Work required. Identify every line containing the word "chart" and reproduce each one.

Plotting code records.
# # # # # # #
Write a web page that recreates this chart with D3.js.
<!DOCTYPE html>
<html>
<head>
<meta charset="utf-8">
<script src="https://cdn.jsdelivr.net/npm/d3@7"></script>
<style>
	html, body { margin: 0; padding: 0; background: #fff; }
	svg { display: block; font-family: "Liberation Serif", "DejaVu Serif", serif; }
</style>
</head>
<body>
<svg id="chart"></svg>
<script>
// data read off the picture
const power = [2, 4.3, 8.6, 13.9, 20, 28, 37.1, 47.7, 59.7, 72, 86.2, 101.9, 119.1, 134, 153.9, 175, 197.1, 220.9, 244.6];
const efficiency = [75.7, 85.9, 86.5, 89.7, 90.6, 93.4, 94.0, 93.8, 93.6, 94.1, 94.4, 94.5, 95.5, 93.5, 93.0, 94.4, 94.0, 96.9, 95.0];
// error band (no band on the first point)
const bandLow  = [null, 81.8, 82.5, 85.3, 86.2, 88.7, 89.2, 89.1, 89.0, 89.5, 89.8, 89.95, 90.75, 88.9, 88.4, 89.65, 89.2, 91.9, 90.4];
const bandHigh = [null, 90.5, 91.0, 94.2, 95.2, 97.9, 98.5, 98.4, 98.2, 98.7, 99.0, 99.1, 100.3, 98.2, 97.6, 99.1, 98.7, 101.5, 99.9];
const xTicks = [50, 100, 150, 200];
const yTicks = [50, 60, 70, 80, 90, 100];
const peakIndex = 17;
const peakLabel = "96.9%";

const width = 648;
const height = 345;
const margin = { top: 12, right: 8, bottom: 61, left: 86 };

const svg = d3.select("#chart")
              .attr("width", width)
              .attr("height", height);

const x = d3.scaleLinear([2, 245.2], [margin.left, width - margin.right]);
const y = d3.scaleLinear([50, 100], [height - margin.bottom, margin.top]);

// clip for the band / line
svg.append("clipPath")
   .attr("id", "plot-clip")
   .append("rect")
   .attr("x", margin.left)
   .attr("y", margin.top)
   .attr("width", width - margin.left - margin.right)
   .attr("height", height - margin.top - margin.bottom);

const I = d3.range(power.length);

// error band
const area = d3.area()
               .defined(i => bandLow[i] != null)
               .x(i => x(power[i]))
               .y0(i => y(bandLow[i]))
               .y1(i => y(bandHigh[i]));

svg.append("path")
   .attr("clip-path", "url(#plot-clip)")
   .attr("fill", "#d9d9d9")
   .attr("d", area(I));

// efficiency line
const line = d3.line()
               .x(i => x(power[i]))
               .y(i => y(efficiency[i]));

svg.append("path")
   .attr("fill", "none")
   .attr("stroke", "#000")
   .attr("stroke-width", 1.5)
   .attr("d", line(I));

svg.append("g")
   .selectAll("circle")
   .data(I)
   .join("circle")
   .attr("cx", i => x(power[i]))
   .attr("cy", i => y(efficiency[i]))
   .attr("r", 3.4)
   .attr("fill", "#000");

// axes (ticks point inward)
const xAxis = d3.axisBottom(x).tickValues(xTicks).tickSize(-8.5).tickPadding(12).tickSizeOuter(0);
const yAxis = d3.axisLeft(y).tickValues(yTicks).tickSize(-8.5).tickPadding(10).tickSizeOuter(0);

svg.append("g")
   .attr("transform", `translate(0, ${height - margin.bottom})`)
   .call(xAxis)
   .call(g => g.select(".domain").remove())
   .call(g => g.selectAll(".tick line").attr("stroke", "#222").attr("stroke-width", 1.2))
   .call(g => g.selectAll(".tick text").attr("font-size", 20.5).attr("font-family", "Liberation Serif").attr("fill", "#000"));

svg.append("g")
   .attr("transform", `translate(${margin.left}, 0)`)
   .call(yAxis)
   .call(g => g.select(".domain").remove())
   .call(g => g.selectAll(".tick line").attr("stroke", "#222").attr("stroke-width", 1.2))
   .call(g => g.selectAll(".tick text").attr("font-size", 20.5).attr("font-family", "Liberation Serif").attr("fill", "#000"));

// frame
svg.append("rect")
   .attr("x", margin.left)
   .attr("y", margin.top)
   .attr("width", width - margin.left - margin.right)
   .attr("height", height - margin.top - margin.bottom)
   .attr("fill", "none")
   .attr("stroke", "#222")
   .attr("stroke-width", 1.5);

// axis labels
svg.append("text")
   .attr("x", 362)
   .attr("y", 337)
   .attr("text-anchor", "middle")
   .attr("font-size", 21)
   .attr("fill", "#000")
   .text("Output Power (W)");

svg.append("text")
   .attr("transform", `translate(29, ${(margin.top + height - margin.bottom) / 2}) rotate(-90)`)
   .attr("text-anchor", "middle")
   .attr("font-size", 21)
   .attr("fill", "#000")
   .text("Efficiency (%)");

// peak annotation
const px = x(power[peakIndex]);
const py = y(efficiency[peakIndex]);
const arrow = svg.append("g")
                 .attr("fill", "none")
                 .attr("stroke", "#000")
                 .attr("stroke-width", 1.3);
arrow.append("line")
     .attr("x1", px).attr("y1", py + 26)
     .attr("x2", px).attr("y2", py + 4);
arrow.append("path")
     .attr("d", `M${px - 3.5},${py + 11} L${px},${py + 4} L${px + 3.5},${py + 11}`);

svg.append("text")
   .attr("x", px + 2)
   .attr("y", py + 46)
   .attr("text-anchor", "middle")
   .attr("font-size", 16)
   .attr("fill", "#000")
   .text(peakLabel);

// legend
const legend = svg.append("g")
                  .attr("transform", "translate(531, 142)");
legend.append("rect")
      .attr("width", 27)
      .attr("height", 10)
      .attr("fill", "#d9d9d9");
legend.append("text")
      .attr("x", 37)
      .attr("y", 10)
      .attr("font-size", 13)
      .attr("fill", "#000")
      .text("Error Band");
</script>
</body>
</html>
# # # # # # #
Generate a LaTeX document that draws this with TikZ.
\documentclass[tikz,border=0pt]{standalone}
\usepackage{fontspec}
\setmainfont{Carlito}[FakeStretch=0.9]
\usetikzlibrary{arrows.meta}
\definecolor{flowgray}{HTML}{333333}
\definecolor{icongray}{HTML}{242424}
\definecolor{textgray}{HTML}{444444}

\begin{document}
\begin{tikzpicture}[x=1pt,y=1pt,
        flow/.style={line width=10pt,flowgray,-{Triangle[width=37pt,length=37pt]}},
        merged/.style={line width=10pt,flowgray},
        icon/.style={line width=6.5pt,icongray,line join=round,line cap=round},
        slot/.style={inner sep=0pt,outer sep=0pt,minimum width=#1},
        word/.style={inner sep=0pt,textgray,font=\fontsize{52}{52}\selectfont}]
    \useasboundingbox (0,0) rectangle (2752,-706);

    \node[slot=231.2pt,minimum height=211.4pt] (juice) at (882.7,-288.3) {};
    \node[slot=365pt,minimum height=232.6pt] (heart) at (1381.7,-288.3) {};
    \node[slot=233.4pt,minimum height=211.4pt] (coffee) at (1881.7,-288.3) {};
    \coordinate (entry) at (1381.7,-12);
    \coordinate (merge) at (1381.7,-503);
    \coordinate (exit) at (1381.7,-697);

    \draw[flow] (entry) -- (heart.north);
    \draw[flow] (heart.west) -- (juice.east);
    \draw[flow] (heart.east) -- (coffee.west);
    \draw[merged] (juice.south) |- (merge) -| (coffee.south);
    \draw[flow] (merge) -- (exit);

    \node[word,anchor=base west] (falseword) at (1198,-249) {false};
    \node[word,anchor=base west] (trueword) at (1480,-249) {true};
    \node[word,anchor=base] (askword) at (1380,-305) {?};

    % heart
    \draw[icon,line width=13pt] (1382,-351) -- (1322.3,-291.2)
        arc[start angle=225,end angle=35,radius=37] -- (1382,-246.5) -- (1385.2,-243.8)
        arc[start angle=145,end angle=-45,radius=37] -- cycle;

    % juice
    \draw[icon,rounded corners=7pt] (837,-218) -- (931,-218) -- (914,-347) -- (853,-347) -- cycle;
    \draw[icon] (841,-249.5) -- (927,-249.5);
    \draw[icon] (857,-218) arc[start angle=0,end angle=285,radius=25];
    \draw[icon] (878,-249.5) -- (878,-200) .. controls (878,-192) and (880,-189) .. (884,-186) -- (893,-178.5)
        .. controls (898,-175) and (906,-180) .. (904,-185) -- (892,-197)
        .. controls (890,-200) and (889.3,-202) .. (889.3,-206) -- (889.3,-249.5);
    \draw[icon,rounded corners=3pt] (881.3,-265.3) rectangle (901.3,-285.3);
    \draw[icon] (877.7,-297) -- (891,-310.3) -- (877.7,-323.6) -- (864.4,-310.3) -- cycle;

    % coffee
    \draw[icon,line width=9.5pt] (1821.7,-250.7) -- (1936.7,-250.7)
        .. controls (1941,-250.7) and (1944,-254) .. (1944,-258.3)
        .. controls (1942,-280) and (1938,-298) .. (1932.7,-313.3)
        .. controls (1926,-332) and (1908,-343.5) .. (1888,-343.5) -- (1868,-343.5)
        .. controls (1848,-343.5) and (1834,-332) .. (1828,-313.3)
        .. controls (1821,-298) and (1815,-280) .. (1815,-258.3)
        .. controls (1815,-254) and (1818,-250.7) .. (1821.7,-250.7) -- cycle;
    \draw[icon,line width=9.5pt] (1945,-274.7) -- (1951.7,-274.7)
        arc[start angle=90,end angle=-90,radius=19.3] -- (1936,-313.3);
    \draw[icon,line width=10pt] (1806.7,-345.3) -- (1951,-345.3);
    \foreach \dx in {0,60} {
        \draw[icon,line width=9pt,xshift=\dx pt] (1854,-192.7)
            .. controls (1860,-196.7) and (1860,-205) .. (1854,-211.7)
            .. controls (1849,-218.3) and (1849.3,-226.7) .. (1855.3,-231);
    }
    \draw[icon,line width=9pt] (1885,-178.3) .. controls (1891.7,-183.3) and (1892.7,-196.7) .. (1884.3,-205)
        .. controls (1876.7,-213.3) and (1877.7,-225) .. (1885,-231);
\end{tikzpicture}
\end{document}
# # # # # # #
The answer.
Write a web page that recreates this chart with D3.js.
<svg id="chart"></svg>
const svg = d3.select("#chart")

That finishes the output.